__Problem requirements__: Leave out the pictures, then reproduce the rest of the material exactly.
>>>>
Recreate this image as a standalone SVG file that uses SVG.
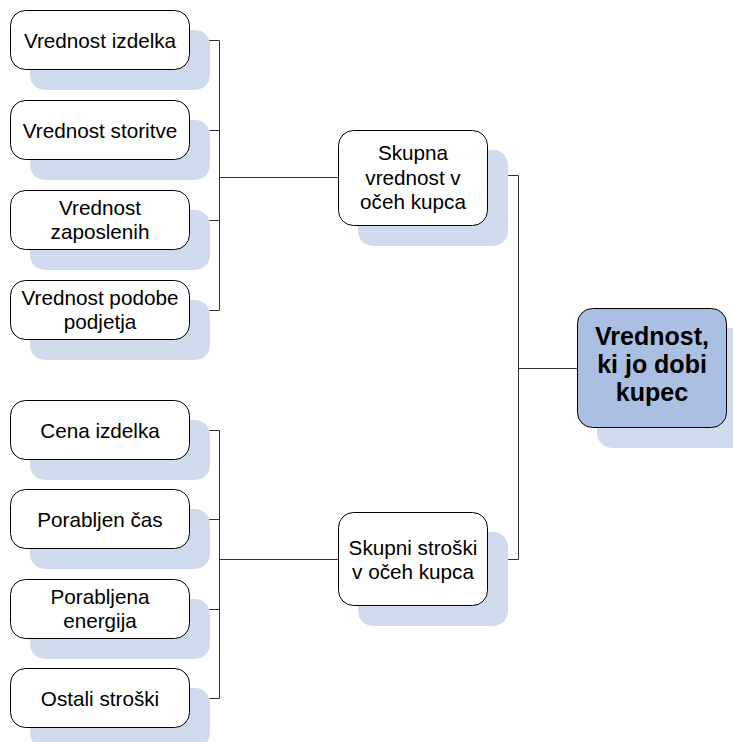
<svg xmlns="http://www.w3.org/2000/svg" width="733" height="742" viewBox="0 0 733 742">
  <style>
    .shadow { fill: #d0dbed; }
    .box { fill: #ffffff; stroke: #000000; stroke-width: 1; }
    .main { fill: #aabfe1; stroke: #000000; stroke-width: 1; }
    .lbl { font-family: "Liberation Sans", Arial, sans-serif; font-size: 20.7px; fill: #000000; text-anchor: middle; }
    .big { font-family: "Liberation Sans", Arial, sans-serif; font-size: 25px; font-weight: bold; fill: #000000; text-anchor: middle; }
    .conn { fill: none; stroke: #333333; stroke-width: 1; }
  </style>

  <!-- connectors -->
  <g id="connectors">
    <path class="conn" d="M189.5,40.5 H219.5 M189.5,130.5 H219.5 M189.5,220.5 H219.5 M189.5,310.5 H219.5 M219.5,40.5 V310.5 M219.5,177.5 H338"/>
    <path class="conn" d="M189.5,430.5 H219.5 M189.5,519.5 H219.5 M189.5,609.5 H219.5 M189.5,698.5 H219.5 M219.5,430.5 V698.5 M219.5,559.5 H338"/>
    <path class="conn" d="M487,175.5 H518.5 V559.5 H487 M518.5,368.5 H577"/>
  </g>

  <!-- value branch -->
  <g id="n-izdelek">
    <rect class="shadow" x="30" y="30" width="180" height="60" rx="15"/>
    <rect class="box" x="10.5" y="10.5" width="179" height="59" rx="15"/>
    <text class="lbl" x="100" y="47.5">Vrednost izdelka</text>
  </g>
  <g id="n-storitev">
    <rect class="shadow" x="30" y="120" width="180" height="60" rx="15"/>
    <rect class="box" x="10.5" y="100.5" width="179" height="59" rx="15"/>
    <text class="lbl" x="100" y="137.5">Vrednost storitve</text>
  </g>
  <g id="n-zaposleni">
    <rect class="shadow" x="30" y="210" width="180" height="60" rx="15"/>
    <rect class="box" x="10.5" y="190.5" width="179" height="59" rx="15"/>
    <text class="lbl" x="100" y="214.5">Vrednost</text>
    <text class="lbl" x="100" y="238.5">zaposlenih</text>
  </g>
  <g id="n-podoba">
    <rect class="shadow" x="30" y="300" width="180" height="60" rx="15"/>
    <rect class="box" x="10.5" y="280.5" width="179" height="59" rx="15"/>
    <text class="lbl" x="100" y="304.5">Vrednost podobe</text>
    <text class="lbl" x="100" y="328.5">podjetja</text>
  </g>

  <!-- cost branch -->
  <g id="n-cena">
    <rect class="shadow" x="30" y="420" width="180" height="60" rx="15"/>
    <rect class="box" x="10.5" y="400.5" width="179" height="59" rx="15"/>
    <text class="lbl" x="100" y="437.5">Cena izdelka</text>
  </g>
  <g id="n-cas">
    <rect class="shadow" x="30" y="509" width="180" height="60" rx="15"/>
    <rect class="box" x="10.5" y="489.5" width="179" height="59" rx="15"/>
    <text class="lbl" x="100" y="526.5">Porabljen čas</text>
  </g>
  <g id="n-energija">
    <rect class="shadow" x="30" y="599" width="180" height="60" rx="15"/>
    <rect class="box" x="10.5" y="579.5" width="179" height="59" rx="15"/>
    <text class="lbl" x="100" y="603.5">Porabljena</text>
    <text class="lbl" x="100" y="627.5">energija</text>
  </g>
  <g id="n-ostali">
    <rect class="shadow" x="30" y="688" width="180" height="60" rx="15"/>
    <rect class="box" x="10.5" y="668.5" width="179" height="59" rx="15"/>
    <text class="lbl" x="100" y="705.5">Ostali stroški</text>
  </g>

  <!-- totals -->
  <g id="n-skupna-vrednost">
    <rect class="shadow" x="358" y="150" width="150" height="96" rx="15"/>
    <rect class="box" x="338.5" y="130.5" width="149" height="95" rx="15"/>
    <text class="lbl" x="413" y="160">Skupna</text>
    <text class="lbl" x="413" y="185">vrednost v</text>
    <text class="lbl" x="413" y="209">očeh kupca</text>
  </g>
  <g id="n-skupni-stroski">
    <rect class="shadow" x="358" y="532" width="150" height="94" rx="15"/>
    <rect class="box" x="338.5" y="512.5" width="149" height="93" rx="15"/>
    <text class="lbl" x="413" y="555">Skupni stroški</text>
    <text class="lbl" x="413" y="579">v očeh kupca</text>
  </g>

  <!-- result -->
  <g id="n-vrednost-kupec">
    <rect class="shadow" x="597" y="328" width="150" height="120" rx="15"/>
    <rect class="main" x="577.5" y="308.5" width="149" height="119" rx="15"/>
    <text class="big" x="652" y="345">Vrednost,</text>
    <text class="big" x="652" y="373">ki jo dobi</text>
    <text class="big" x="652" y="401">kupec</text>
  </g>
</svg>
<<<<
__Complete answer__:
Recreate this image as a standalone SVG file that uses SVG.
<svg xmlns="http://www.w3.org/2000/svg" width="733" height="742" viewBox="0 0 733 742">
  <style>
    .shadow { fill: #d0dbed; }
    .box { fill: #ffffff; stroke: #000000; stroke-width: 1; }
    .main { fill: #aabfe1; stroke: #000000; stroke-width: 1; }
    .lbl { font-family: "Liberation Sans", Arial, sans-serif; font-size: 20.7px; fill: #000000; text-anchor: middle; }
    .big { font-family: "Liberation Sans", Arial, sans-serif; font-size: 25px; font-weight: bold; fill: #000000; text-anchor: middle; }
    .conn { fill: none; stroke: #333333; stroke-width: 1; }
  </style>

  <!-- connectors -->
  <g id="connectors">
    <path class="conn" d="M189.5,40.5 H219.5 M189.5,130.5 H219.5 M189.5,220.5 H219.5 M189.5,310.5 H219.5 M219.5,40.5 V310.5 M219.5,177.5 H338"/>
    <path class="conn" d="M189.5,430.5 H219.5 M189.5,519.5 H219.5 M189.5,609.5 H219.5 M189.5,698.5 H219.5 M219.5,430.5 V698.5 M219.5,559.5 H338"/>
    <path class="conn" d="M487,175.5 H518.5 V559.5 H487 M518.5,368.5 H577"/>
  </g>

  <!-- value branch -->
  <g id="n-izdelek">
    <rect class="shadow" x="30" y="30" width="180" height="60" rx="15"/>
    <rect class="box" x="10.5" y="10.5" width="179" height="59" rx="15"/>
    <text class="lbl" x="100" y="47.5">Vrednost izdelka</text>
  </g>
  <g id="n-storitev">
    <rect class="shadow" x="30" y="120" width="180" height="60" rx="15"/>
    <rect class="box" x="10.5" y="100.5" width="179" height="59" rx="15"/>
    <text class="lbl" x="100" y="137.5">Vrednost storitve</text>
  </g>
  <g id="n-zaposleni">
    <rect class="shadow" x="30" y="210" width="180" height="60" rx="15"/>
    <rect class="box" x="10.5" y="190.5" width="179" height="59" rx="15"/>
    <text class="lbl" x="100" y="214.5">Vrednost</text>
    <text class="lbl" x="100" y="238.5">zaposlenih</text>
  </g>
  <g id="n-podoba">
    <rect class="shadow" x="30" y="300" width="180" height="60" rx="15"/>
    <rect class="box" x="10.5" y="280.5" width="179" height="59" rx="15"/>
    <text class="lbl" x="100" y="304.5">Vrednost podobe</text>
    <text class="lbl" x="100" y="328.5">podjetja</text>
  </g>

  <!-- cost branch -->
  <g id="n-cena">
    <rect class="shadow" x="30" y="420" width="180" height="60" rx="15"/>
    <rect class="box" x="10.5" y="400.5" width="179" height="59" rx="15"/>
    <text class="lbl" x="100" y="437.5">Cena izdelka</text>
  </g>
  <g id="n-cas">
    <rect class="shadow" x="30" y="509" width="180" height="60" rx="15"/>
    <rect class="box" x="10.5" y="489.5" width="179" height="59" rx="15"/>
    <text class="lbl" x="100" y="526.5">Porabljen čas</text>
  </g>
  <g id="n-energija">
    <rect class="shadow" x="30" y="599" width="180" height="60" rx="15"/>
    <rect class="box" x="10.5" y="579.5" width="179" height="59" rx="15"/>
    <text class="lbl" x="100" y="603.5">Porabljena</text>
    <text class="lbl" x="100" y="627.5">energija</text>
  </g>
  <g id="n-ostali">
    <rect class="shadow" x="30" y="688" width="180" height="60" rx="15"/>
    <rect class="box" x="10.5" y="668.5" width="179" height="59" rx="15"/>
    <text class="lbl" x="100" y="705.5">Ostali stroški</text>
  </g>

  <!-- totals -->
  <g id="n-skupna-vrednost">
    <rect class="shadow" x="358" y="150" width="150" height="96" rx="15"/>
    <rect class="box" x="338.5" y="130.5" width="149" height="95" rx="15"/>
    <text class="lbl" x="413" y="160">Skupna</text>
    <text class="lbl" x="413" y="185">vrednost v</text>
    <text class="lbl" x="413" y="209">očeh kupca</text>
  </g>
  <g id="n-skupni-stroski">
    <rect class="shadow" x="358" y="532" width="150" height="94" rx="15"/>
    <rect class="box" x="338.5" y="512.5" width="149" height="93" rx="15"/>
    <text class="lbl" x="413" y="555">Skupni stroški</text>
    <text class="lbl" x="413" y="579">v očeh kupca</text>
  </g>

  <!-- result -->
  <g id="n-vrednost-kupec">
    <rect class="shadow" x="597" y="328" width="150" height="120" rx="15"/>
    <rect class="main" x="577.5" y="308.5" width="149" height="119" rx="15"/>
    <text class="big" x="652" y="345">Vrednost,</text>
    <text class="big" x="652" y="373">ki jo dobi</text>
    <text class="big" x="652" y="401">kupec</text>
  </g>
</svg>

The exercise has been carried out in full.